1 : attendre quelqu'un au tournant :

Se venger à la première occasion [Familier].

 

2 : susse : 1ère personne du singulier de l’imparfait du subjonctif du verbe savoir.

 

3 : Les envahisseurs (The Invaders), diffusé du 10 janvier 1967 au 26 mars 1968, Etats-Unis, 43 épisodes de 50 minutes, 2 saisons, couleur.

 

4 : Il ne faut jurer de rien :

Ce proverbe incite à ne jamais affirmer avec certitude, il faut toujours être conscient qu'il existe une marge d'erreur.

Il ne faut jurer de rien est une pièce de théâtre d'Alfred de Musset, écrite en 1836.
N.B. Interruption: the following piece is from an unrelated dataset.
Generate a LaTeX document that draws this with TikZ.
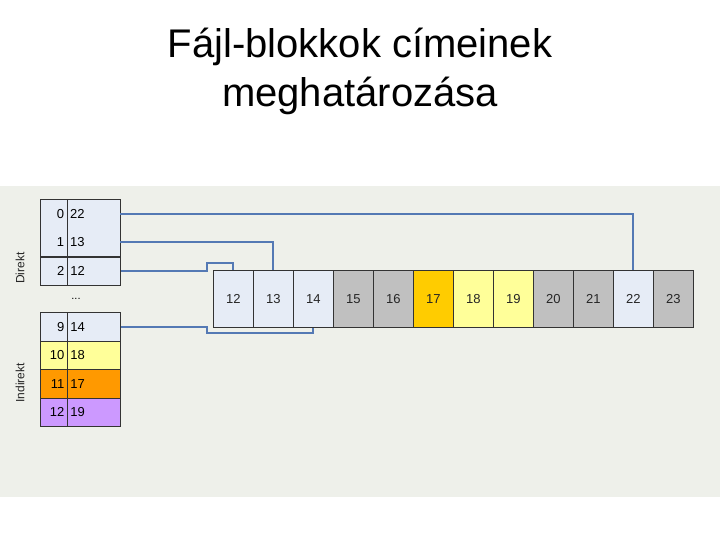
\documentclass[tikz,border=0pt]{standalone}
\usepackage{fontspec}
\setmainfont{Liberation Sans}
\definecolor{panel}{HTML}{EEF0EA}
\definecolor{lblue}{HTML}{E6ECF6}
\definecolor{lyel}{HTML}{FFFF99}
\definecolor{orng}{HTML}{FF9900}
\definecolor{purp}{HTML}{CC99FF}
\definecolor{gblk}{HTML}{C0C0C0}
\definecolor{gold}{HTML}{FFCC00}
\definecolor{conn}{HTML}{5479B4}
\begin{document}
\begin{tikzpicture}[x=1pt,y=-1pt,
  idx/.style={anchor=north west, minimum height=28.5pt, text width=21pt, align=right, inner xsep=3pt, inner ysep=0pt, font=\fontsize{13}{15}\selectfont},
  val/.style={anchor=north west, minimum height=28.5pt, text width=47pt, align=left, inner xsep=3pt, inner ysep=0pt, font=\fontsize{13}{15}\selectfont},
  bord/.style={draw=black!80, line width=0.8pt},
  blk/.style={anchor=north west, draw=black!80, line width=0.8pt, minimum width=40pt, minimum height=57pt, inner sep=0pt, font=\fontsize{13}{15}\selectfont, text=black!85},
  link/.style={draw=conn, line width=2pt},
  side/.style={rotate=90, font=\fontsize{12}{14}\selectfont, text=black!85}]
\useasboundingbox (0,0) rectangle (720,540);
\fill[white] (0,0) rectangle (720,540);
\fill[panel] (0,186) rectangle (720,497);
% title
\node[anchor=base, font=\fontsize{40}{48}\selectfont] (t1) at (360,58) {Fájl-blokkok címeinek};
\node[anchor=base, font=\fontsize{40}{48}\selectfont] (t2) at (360,107) {meghatározása};
% direct table
\node[idx, fill=lblue] (i0) at (40,199.5) {0};
\node[val, fill=lblue] (v0) at (67,199.5) {22};
\node[idx, fill=lblue] (i1) at (40,228) {1};
\node[val, fill=lblue] (v1) at (67,228) {13};
\draw[bord] (40,199.5) rectangle (120,256.5);
\draw[bord] (67,199.5) -- (67,256.5);
\node[idx, fill=lblue, bord] (i2) at (40,256.5) {2};
\node[val, fill=lblue, bord] (v2) at (67,256.5) {12};
\node[font=\fontsize{11}{13}\selectfont] (dots) at (76,299) {...};
% indirect table
\node[idx, fill=lblue, bord] (i9) at (40,312) {9};
\node[val, fill=lblue, bord] (v9) at (67,312) {14};
\node[idx, fill=lyel, bord] (i10) at (40,340.5) {10};
\node[val, fill=lyel, bord] (v10) at (67,340.5) {18};
\node[idx, fill=orng, bord] (i11) at (40,369) {11};
\node[val, fill=orng, bord] (v11) at (67,369) {17};
\node[idx, fill=purp, bord] (i12) at (40,397.5) {12};
\node[val, fill=purp, bord] (v12) at (67,397.5) {19};
\node[side] (dir) at (20,268) {Direkt};
\node[side] (ind) at (20,383) {Indirekt};
% blocks
\node[blk, fill=lblue] (b12) at (213,270) {12};
\node[blk, fill=lblue] (b13) at (253,270) {13};
\node[blk, fill=lblue] (b14) at (293,270) {14};
\node[blk, fill=gblk] (b15) at (333,270) {15};
\node[blk, fill=gblk] (b16) at (373,270) {16};
\node[blk, fill=gold] (b17) at (413,270) {17};
\node[blk, fill=lyel] (b18) at (453,270) {18};
\node[blk, fill=lyel] (b19) at (493,270) {19};
\node[blk, fill=gblk] (b20) at (533,270) {20};
\node[blk, fill=gblk] (b21) at (573,270) {21};
\node[blk, fill=lblue] (b22) at (613,270) {22};
\node[blk, fill=gblk] (b23) at (653,270) {23};
% connectors
\coordinate (k1) at (207,262.5);
\coordinate (k2) at (207,333);
\draw[link] (v0.east) -| (b22.north);
\draw[link] (v1.east) -| (b13.north);
\draw[link] (v2.east) -| (k1) -| (b12.north);
\draw[link] (v9.east) -| (k2) -| (b14.south);
\end{tikzpicture}
\end{document}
Le genre de la pièce est le proverbe dramatique. C’est une courte comédie (trois actes) qui illustre un proverbe qui sert de titre à la pièce et qu'on trouve aussi dans sa toute dernière réplique. Ce proverbe affirme qu'il ne faut jamais être trop sûr de soi puisque tout peut toujours changer.

 

5 : Il ne faut pas dire : Fontaine, je ne boirai pas de ton eau :

Ce proverbe fait allusion à l’aventure d’un ivrogne qui avait juré qu’il ne boirait jamais d’eau et qui se noya dans le bassin d’une fontaine. On le cite comme un conseil donné à quiconque ne veut participer à aucune des pratiques usitées dans les affaires et ne jamais s’adresser à des gens qui lui sont antipathiques. On cherche à lui faire comprendre qu’il peut dans l’avenir avoir besoin de revenir aux choses ou aux personnes dont il avait résolu de se tenir éloigné.